While I have been scouring job sites and working out how best to pitch myself between 'attentive, works autonomously' and 'vivacious, bright team player', my friends around me have been getting engaged, having babies or are in the process thereof.

For someone who has no certain future and can't see past September, it is frightening to know people have got it so together that they are making decisions which will affect them for the rest of their lives.

More worrying is the impact this commotion around me is having on my thoughts towards finding a career.

As a female graduate my career plan must take my ovaries into consideration while I battle with my male counterparts for a promotion.

Though I was always brought up not to believe there was any difference between what I could do at school compared to the boys, a string of recent articles has made it very clear that women starting their careers today cannot have it all and that moreover, it is time to stop pretending young women like myself can.

Anne-Marie Slaughter, former head of policy planning at the White House, recently wrote an article in American magazine, The Atlantic, which sparked controversy across the world.

Borrowing from her own experiences she explained that her work in Washington had had a direct effect on the increasingly troubled behaviour of her son and she had to choose family over work.

Female professionals everywhere gasped in horror at Slaughter's frankness. In admitting the truth in for all to read she gave up her position as a role model for other young women considering juggling everything as a life option.

According to her ,women should look ahead and plan for promotion and a surge in their career at the time when offspring should be going to college or university but that's a little hard to think of when one is still that offspring she writes about.

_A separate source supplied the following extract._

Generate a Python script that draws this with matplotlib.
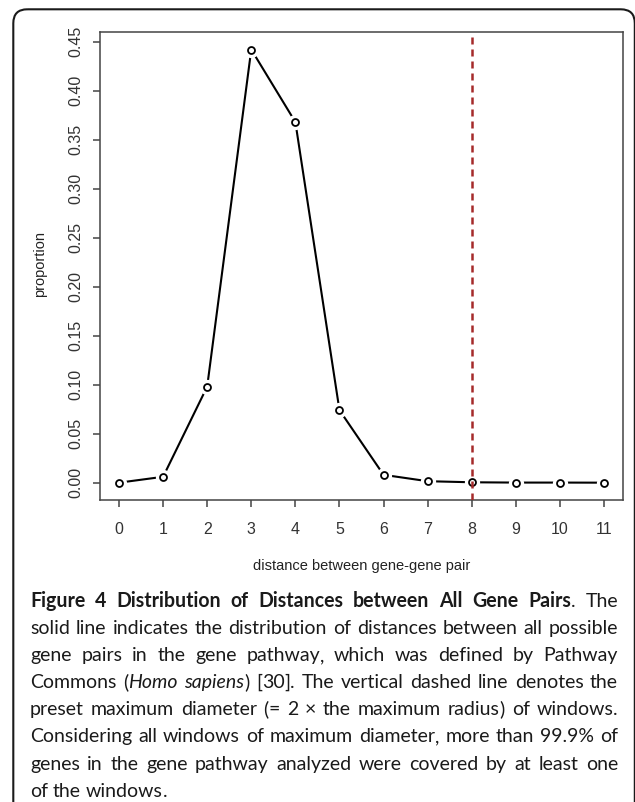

Where one fell, another soon rose to occupy the position of role mode. Marissa Mayer was featured on all media platforms when she was named President and CEO of Yahoo in the middle of July.

She is the youngest CEO in the Fortune 500 and helped make Google what it is today. But what reaction did this piece of news receive? One of shock, because she is six months pregnant – a fact she announced on the day she was hired by Yahoo.

Some online commentators even thought that it wasn't fair of Ms Mayer to have taken up the role so close to becoming a mother for the first time. How could she possibly do her job with a parasite attached to her stomach? Marissa Mayer was showing women could have it all but the media won't let her.

Forget children, it seems easier to have a successful career without them. Yet young women starting their professional lives should also remember we are statistically more likely to earn less throughout our professional lives and particularly just after graduation.

Last month the Higher Education Statistics Agency (HESA) published a report that found male full-time degree leavers are more likely to earn over £25,000 than females. What makes this report harder to swallow is that we now know more young women than men go on to higher education, so what's the problem?

The problem is hundreds of years old, but my classmates were told it had gone away. As a young woman working out a life and career plan I know it's not going to be rosy or easy.

I'll be poorer and extremely paranoid about my biological clock as well as being aware of the glass ceiling somewhere above me. Faced with the reality that I won't have it all, and I won't, I might join the hundreds of years old solution and get married now. It's never too early to think of these things, apparently.

Better still, we could close the pay gap, change media rhetoric and at least try to manage cultural expectations of women going into the workplace - just don't tell us we'll have it all.